Set task: Reproduce exactly the lines below, from the first one through the line containing "0.528, 0.48, 0.48];", and omit any pictures.

Data section:
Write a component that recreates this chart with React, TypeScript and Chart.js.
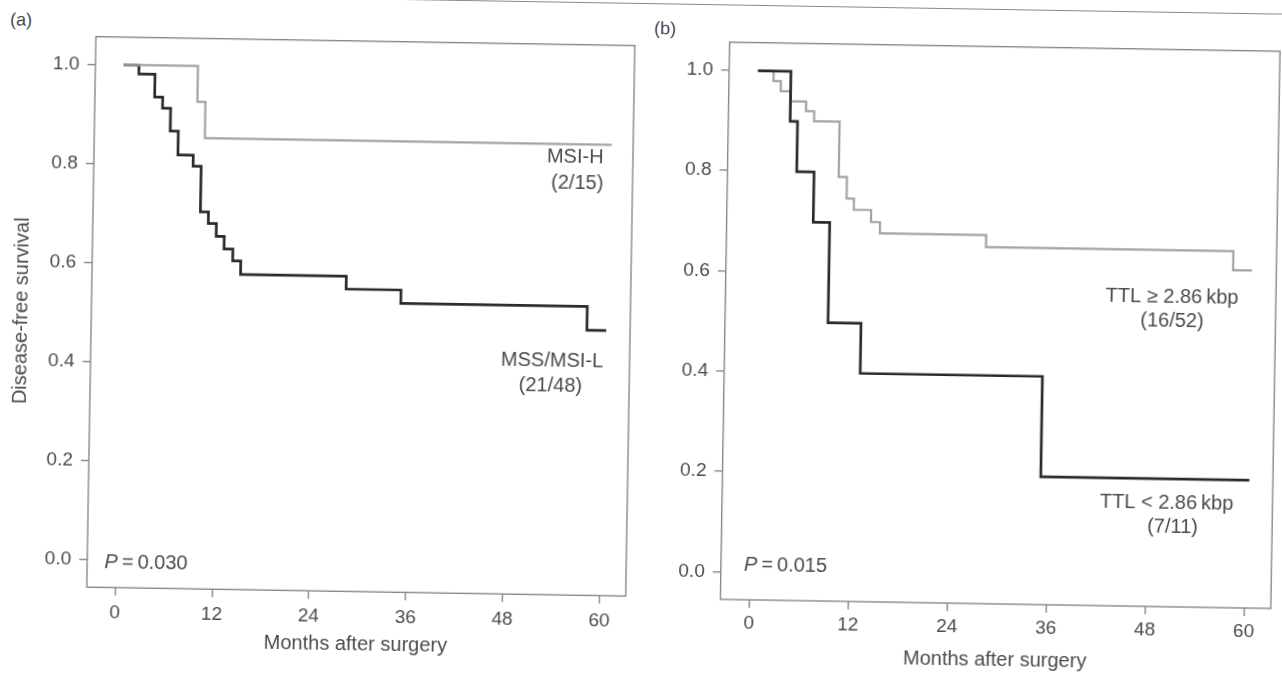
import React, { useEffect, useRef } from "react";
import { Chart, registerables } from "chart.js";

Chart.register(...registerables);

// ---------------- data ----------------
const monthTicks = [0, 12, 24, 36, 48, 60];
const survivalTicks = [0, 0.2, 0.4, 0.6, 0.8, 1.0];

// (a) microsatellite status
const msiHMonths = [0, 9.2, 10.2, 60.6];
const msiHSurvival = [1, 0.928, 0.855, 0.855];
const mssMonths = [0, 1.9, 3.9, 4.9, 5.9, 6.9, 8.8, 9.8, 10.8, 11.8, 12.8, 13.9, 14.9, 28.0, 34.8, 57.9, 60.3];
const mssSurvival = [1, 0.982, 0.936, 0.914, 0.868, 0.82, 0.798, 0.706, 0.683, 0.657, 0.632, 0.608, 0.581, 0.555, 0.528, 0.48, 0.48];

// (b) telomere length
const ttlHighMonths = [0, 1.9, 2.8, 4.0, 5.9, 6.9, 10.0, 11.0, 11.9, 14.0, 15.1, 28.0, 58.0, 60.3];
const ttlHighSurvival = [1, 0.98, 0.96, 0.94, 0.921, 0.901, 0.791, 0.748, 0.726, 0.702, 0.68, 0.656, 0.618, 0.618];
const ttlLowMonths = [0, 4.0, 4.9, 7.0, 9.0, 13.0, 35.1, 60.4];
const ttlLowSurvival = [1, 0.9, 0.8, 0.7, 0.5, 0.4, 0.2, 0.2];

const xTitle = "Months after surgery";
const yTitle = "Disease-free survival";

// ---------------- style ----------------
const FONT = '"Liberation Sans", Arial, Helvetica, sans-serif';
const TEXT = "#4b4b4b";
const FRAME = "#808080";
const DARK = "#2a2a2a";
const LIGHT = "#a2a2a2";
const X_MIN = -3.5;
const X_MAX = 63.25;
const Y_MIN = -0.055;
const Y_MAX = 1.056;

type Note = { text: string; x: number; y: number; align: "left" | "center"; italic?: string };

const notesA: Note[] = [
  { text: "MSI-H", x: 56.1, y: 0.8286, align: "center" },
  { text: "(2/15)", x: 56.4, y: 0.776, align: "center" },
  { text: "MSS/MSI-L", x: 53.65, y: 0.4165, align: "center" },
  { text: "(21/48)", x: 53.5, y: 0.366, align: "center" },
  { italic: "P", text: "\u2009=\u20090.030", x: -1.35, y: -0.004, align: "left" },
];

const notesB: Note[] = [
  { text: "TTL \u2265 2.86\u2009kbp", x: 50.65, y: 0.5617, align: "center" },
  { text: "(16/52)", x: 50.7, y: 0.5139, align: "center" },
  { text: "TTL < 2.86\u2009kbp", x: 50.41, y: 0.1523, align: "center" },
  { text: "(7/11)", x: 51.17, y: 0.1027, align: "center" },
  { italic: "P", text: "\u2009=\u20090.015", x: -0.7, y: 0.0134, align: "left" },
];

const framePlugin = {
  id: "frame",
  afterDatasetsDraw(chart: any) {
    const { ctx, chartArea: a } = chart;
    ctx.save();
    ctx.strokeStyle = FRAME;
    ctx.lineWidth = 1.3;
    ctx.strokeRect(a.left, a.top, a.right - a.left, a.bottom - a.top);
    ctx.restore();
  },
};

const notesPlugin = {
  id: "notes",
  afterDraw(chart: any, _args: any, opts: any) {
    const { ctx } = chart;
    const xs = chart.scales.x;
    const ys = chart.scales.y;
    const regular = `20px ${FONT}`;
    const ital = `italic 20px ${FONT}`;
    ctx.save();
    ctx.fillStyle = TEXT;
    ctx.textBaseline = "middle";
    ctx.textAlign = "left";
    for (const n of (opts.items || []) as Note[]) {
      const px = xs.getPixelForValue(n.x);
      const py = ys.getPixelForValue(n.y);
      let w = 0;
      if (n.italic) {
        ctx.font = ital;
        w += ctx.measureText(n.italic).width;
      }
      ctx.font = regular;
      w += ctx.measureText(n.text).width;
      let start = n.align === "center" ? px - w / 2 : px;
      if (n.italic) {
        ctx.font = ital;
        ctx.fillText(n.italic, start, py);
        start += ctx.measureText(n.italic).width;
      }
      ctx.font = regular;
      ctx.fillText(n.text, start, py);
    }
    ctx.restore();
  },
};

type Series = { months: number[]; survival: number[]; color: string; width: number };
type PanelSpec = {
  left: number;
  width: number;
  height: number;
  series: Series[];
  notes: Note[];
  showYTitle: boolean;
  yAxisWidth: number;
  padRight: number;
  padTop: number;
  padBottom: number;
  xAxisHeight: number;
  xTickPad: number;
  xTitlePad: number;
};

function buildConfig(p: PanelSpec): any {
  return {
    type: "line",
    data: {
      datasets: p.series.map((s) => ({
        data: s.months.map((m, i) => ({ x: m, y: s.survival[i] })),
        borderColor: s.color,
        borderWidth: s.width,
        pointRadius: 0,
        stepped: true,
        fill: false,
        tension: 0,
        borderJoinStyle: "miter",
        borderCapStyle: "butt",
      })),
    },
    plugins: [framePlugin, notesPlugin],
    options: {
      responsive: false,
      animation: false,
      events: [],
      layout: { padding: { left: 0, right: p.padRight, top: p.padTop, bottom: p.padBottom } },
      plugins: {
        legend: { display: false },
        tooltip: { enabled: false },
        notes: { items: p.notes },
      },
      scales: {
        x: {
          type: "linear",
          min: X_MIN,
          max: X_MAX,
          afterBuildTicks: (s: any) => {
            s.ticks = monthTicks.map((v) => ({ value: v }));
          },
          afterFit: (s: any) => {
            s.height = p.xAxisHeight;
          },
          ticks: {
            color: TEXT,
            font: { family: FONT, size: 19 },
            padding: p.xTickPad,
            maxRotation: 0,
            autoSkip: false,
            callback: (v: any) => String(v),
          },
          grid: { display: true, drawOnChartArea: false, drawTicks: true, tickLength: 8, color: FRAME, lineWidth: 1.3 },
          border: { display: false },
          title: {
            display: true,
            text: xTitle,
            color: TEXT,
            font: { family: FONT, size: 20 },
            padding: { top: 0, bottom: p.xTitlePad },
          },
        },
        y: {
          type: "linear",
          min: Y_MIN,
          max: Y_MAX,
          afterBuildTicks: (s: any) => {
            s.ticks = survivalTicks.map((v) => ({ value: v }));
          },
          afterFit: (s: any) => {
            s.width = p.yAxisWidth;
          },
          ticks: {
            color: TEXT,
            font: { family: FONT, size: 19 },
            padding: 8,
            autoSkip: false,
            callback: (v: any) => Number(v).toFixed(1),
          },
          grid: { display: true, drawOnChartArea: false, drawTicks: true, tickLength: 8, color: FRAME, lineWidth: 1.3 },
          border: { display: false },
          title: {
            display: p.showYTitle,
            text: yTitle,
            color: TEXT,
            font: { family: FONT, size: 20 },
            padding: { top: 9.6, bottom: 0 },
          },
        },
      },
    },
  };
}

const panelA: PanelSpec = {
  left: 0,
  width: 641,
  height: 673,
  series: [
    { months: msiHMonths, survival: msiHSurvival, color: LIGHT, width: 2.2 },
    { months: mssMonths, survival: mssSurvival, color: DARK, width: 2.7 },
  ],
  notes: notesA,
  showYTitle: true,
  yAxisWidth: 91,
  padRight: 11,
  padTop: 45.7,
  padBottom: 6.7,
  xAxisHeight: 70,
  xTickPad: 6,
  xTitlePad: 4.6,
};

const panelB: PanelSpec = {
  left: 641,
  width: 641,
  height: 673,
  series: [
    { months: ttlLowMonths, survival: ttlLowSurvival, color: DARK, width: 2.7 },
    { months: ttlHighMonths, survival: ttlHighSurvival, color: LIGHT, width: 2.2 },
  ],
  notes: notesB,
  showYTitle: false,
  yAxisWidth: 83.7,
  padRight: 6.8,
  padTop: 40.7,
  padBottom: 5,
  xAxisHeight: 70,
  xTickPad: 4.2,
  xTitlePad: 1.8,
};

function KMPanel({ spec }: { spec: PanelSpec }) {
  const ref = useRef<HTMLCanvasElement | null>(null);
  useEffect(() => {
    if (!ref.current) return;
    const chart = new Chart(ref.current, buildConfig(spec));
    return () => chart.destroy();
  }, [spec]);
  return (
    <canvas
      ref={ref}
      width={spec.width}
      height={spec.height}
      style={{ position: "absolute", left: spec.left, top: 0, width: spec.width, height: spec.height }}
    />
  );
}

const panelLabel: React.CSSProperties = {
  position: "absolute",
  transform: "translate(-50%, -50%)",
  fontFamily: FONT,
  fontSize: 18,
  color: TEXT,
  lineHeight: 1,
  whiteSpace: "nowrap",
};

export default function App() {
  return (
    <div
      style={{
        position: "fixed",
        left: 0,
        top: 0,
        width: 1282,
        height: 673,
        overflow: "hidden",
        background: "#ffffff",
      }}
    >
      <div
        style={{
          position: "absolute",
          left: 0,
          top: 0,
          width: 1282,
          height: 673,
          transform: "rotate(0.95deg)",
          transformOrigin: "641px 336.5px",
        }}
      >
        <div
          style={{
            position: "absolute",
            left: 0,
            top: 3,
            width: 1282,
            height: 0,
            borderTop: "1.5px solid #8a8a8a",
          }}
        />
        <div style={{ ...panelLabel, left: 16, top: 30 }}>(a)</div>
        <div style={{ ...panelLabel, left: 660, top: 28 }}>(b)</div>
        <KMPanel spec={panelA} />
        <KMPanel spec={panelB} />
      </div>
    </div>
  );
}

Reply:
Write a component that recreates this chart with React, TypeScript and Chart.js.
import React, { useEffect, useRef } from "react";
import { Chart, registerables } from "chart.js";

Chart.register(...registerables);

// ---------------- data ----------------
const monthTicks = [0, 12, 24, 36, 48, 60];
const survivalTicks = [0, 0.2, 0.4, 0.6, 0.8, 1.0];

// (a) microsatellite status
const msiHMonths = [0, 9.2, 10.2, 60.6];
const msiHSurvival = [1, 0.928, 0.855, 0.855];
const mssMonths = [0, 1.9, 3.9, 4.9, 5.9, 6.9, 8.8, 9.8, 10.8, 11.8, 12.8, 13.9, 14.9, 28.0, 34.8, 57.9, 60.3];
const mssSurvival = [1, 0.982, 0.936, 0.914, 0.868, 0.82, 0.798, 0.706, 0.683, 0.657, 0.632, 0.608, 0.581, 0.555, 0.528, 0.48, 0.48];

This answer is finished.